1. The Chinese Understanding of an E-Government

It is difficult to find a universal definition of "e-government," since the content of an e-government is closely related to the political system of different countries. However, there is a certain consensus among Western democracies as to the core elements of an e-government. The debate over this issue in the USA and Great Britain[2] have defined the functions of e-government to include at least the following:

a. to promote democratic participation by providing citizens with more digital connections, such as e-mail, and simplifying the procedure of democratic elections by, for example, e-voting.
b. to deliver government services to the citizens without any restriction of time and space by bringing governmental information online.
c. to make administrative work more transparent and efficient by networking government departments and introducing intranets and so on.
d. to boost the e-economy, especially government-to-business ("G to B"), government-to-business-to-customer ("G to B to C") or government-to-customer ("G to C"), by networking government agencies with non-governmental organizations and individuals.

Obviously, the first point is emphasized the most in Western countries, where there is already an institutionalized democracy. Even in those countries e-voting still remains an ideal.[3] Nevertheless, bar that first point, this definition of e-government fits well with the Chinese understanding of e-government.[4]

1.1. The Driving Force Behind the "Leap-Frog Development"

The Chinese leadership has shown great enthusiasm for the information technology as part of their zeal for modernization. Curiously enough, this enthusiasm was inspired not by Marxist mentors but by an American futurist, Albert Toffler. As early as the 1980's, Toffler's work had already become standard reading for the politburo.[5] In his book The Third Wave, Toffler takes the view that some developing countries need not repeat the development process of the industrial countries. Instead, developing countries can catch up by massive introduction of high tech, especially information technology. Based on this notion, Deng Xiaoping emphasized repeatedly "telecommunication is the starting point of economic development".[6] His successor Jiang Zemin, once the minister of electronics industry, has shown even more interest in this area. In an interview with TIME Magazine in 1998, Jiang Zemin revealed that he had a PC at his Zhongnanhai home and used it to log onto foreign websites. Top officials insist that he is committed to a wired China, fully aware that the country's future depends on economic growth, which in turn relies on modern technology.[7] Two significant plans drawn up during Deng's and Jiang's era, the "863 Plan" and the "909 Project"[8], indicate the ambition of the Chinese leadership in creating China's own IT industry.

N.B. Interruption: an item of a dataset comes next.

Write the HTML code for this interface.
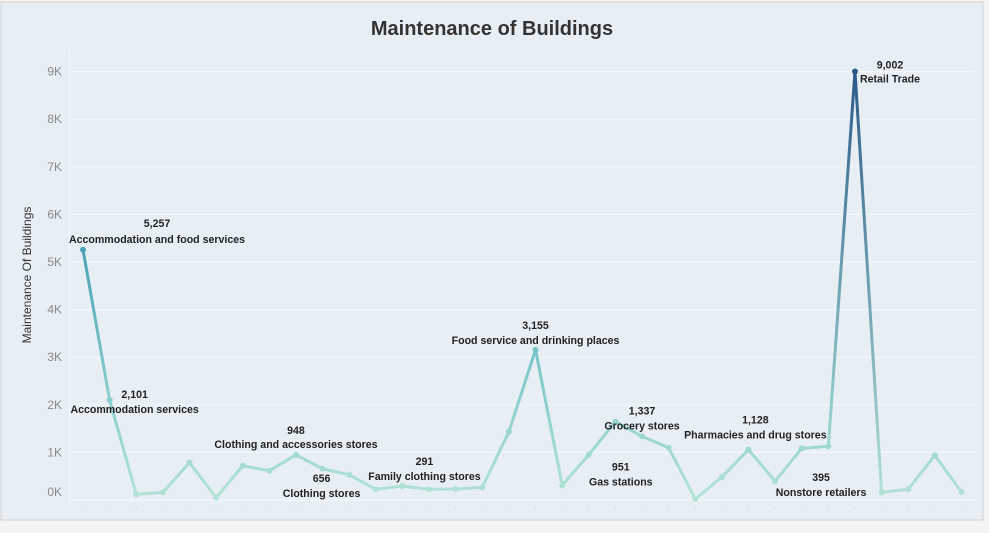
<!DOCTYPE html>
<html><head><meta charset="utf-8"><style>
body{margin:0;width:989px;height:528px;background:#f4f4f4;font-family:"Liberation Sans",sans-serif;overflow:hidden}
</style></head><body>
<svg id="chart" width="989" height="528" xmlns="http://www.w3.org/2000/svg">
<rect x="1" y="2" width="982" height="518" fill="#e7eff5" stroke="#d0d0d0"/>
<text x="492" y="35" text-anchor="middle" font-size="20" font-weight="bold" fill="#333">Maintenance of Buildings</text>
<text transform="translate(31,275) rotate(-90)" text-anchor="middle" font-size="12" fill="#333">Maintenance Of Buildings</text>
<line x1="69.5" y1="50" x2="69.5" y2="505" stroke="#f4f7f9" stroke-width="1"/>
<g id="grid"></g><g id="lines"></g><g id="pts"></g><g id="labels"></g>
</svg>
<script>
const categories=["Accommodation and food services","Accommodation services","c3","c4","c5","c6","c7","c8","Clothing and accessories stores","Clothing stores","c11","c12","Family clothing stores","c14","c15","c16","c17","Food service and drinking places","c19","Gas stations","c21","Grocery stores","c23","c24","c25","c26","Nonstore retailers","c28","Pharmacies and drug stores","Retail Trade","c31","c32","c33","c34"];
const values=[5257,2101,120,160,785,50,720,615,948,656,530,225,291,225,230,265,1435,3155,310,951,1645,1337,1100,20,483,1057,395,1085,1128,9002,160,225,938,168];
const yTicks=[0,1000,2000,3000,4000,5000,6000,7000,8000,9000];
const tickLabels=["0K","1K","2K","3K","4K","5K","6K","7K","8K","9K"];
const labelIdx=[0,1,8,9,12,17,19,21,26,28,29];
const NS="http://www.w3.org/2000/svg";
const x=i=>83+i*26.62;
const y=v=>500-v*47.6/1000;
function col(v){const t=Math.min(1,Math.max(0,v/9000));
 const s=[[0,[180,227,213]],[0.35,[120,196,200]],[0.6,[72,160,182]],[1,[44,90,138]]];
 let k=0;while(k<s.length-2&&t>s[k+1][0])k++;
 const [t0,a]=s[k],[t1,b]=s[k+1];const u=(t-t0)/(t1-t0);
 return `rgb(${a.map((c,j)=>Math.round(c+(b[j]-c)*u)).join(',')})`;}
const g=document.getElementById('grid');
yTicks.forEach((t,i)=>{
 const l=document.createElementNS(NS,'line');
 
 
 l.setAttribute('x1',70);l.setAttribute('x2',975);l.setAttribute('y1',y(t));l.setAttribute('y2',y(t));
 l.setAttribute('stroke','#f6f9fb');g.appendChild(l);
 const tx=document.createElementNS(NS,'text');
 
 
 tx.setAttribute('x',62);tx.setAttribute('y',Math.min(y(t)+4,496));tx.setAttribute('text-anchor','end');
 tx.setAttribute('font-size','12');tx.setAttribute('fill','#888');tx.textContent=tickLabels[i];g.appendChild(tx);
});
values.forEach((v,i)=>{
 const tk=document.createElementNS(NS,'text');
 
 
 tk.setAttribute('x',x(i));tk.setAttribute('y',509);tk.setAttribute('font-size','6');tk.setAttribute('fill','#999');tk.setAttribute('text-anchor','middle');tk.textContent='·';g.appendChild(tk);
});
const L=document.getElementById('lines'),P=document.getElementById('pts');
const defs=document.createElementNS(NS,'defs');document.getElementById('chart').appendChild(defs);
for(let i=0;i<values.length-1;i++){
 const gr=document.createElementNS(NS,'linearGradient');gr.id='g'+i;
 gr.setAttribute('gradientUnits','userSpaceOnUse');
 gr.setAttribute('x1',x(i));gr.setAttribute('y1',y(values[i]));gr.setAttribute('x2',x(i+1));gr.setAttribute('y2',y(values[i+1]));
 gr.innerHTML=`<stop offset="0" stop-color="${col(values[i])}"/><stop offset="1" stop-color="${col(values[i+1])}"/>`;
 defs.appendChild(gr);
 const l=document.createElementNS(NS,'line');
 
 
 l.setAttribute('x1',x(i));l.setAttribute('y1',y(values[i]));l.setAttribute('x2',x(i+1));l.setAttribute('y2',y(values[i+1]));
 l.setAttribute('stroke','url(#g'+i+')');l.setAttribute('stroke-width','3');l.setAttribute('stroke-linecap','round');
 L.appendChild(l);
}
values.forEach((v,i)=>{
 const c=document.createElementNS(NS,'circle');
 
 
 c.setAttribute('cx',x(i));c.setAttribute('cy',y(v));c.setAttribute('r',3);c.setAttribute('fill',col(v));P.appendChild(c);
});
const offs={0:[74,-23,-7],1:[25,-2,13],8:[0,-21,-7],9:[-1,13,28],12:[22,-21,-6],17:[0,-21,-6],19:[32,16,31],21:[0,-22,-7],26:[46,0,15],28:[-73,-23,-8],29:[35,-3,11]};
const A=document.getElementById('labels');
labelIdx.forEach(i=>{
 const [dx,dy1,dy2]=offs[i];
 const t1=document.createElementNS(NS,'text');
 
 
 t1.setAttribute('x',x(i)+dx);t1.setAttribute('y',y(values[i])+dy1);t1.setAttribute('text-anchor','middle');
 t1.setAttribute('font-size','10.6');t1.setAttribute('font-weight','bold');t1.setAttribute('fill','#222');
 t1.textContent=values[i].toLocaleString('en-US');A.appendChild(t1);
 const t2=document.createElementNS(NS,'text');
 
 
 t2.setAttribute('x',x(i)+dx);t2.setAttribute('y',y(values[i])+dy2);t2.setAttribute('text-anchor','middle');
 t2.setAttribute('font-size','10.6');t2.setAttribute('font-weight','bold');t2.setAttribute('fill','#222');
 t2.textContent=categories[i];A.appendChild(t2);
});
</script>
</body></html>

There are two trends in the development of China's IT. First, China's leadership is firmly convinced that an economic leap-frog can be achieved through the development of IT -indeed, it overemphasizes the impact of IT on the economy.[9] Secondly, China's development strategy is very much American influenced. Regarding the e-government as an integrated part of the new economy, the Chinese government's positive attitude toward IT played a significant role in shaping the concept of e-government. China hoped that computerizing and networking the administration would provide a new impetus to China's economy, especially in the field of e-commerce. This optimism is often expressed in speeches made by top leaders at various conferences on e-government. Furthermore, the special status of the e-economy within the conception of e-government is revealed by the following Shandong provincial government's list of the functions of e-government:

"The use of e-government can be displayed in the following points: 1) e-commerce; 2) e-procurement; 3) e-payment for social welfare recipients and the respective government departments; 4) e-communication between the government departments; 5) databases; 6) e-documents; 7) e-taxation; 8) digital confirmation of personal identity cards."[10]

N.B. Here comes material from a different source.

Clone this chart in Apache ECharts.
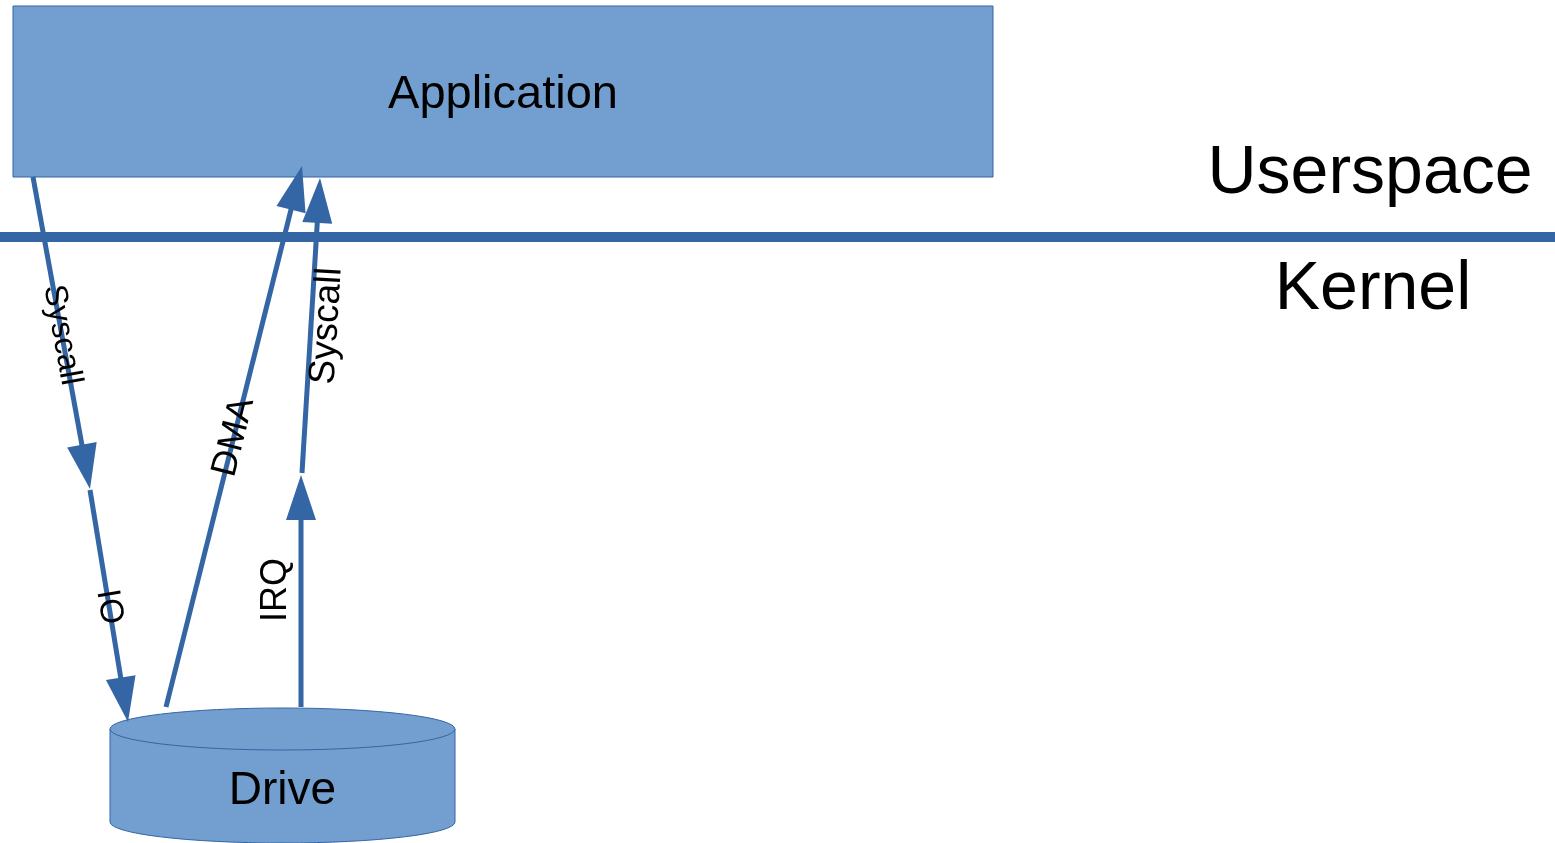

1.2 Strengthening Surveillance and Governability of the Central Government

The preference for e-economy and IT in creating an e-government does not imply that the Chinese government is unaware of the socio-political implications of e-government. On the contrary, the emergence of e-government provides the government with more possibilities to strengthen their control over public servants. In his book The Nation-State and Violence, Anthony Giddens highlights the importance of surveillance (in terms of control over public servants and their work) in the modern bureaucracy, which is warranted through efficient information flow to the authorities.[11] Chinese leadership needs such surveillance more than ever. The ambiguity of policies and laws and the existence of many under-regulated market niches have nourished massive graft and embezzlement. The Chinese authorities recognize that corruption threatens to undermine the government's legitimacy. Surveillance thus becomes important not only to counteract the effects of decentralization of power, but also to cut back the spreading graft and inefficiency at ministerial as well as at local administrative levels.

In addition, the central government shows more and more interest in setting up a digitalized public procurement system. Currently, China does not have a law of public procurement. Many of G to G, B to G and G to B activities are conducted through a black box process. Each year, about 20% of China's GDP (about 700 billion RMB) are spent on purchasing goods for administrative purposes.[12] Sound public procurement system would ensure a higher degree of transparency, thus to contain nepotism and corruption, at least to a tolerable scale.

1.3 Party Guidance through Digital Agenda-setting

Since the fall of the Eastern European communist regimes, ensuring political stability has been particularly important to the Chinese government. The government believes that this task demands a great control of information flows. It is vital to let the citizens know what it wants them to know and not let them know anything that may damage the image of the government or arouse social troubles. On the other hand, both the leadership and the bureaucracy need to be well informed of any problems that may damage the state's image and control. These two somewhat contradictory goals have become one of the main tasks for Chinese e-government.

Internet has special features in comparison to the conventional media. The Chinese leadership knows that the Internet as a global network may become a great political threat to a regime, and China is not ready to be conquered in this "battle field without bloodshed" (Jiang Zemin).[13] The government hopes to use the internet to regain the terrain lost by the traditional propaganda system that was weakened in the reform period. The Chinese government decided in mid-2000 to invest 1 billion RMB to set up 5 new Internet-based information agencies, which would have their own mega-news websites. These mega-news portals are www.peopledaily.com (People's Daily), www.xinhua.com (Xinghua News Agency), www.cctv.com (China Central Television), www.chinadaily.com.cn (China Daily) and www.cnnic.cn (China Internet Network Information Center).[14] As of May 2001, the number of mega-news portals supported by the central government has increased to 12.[15]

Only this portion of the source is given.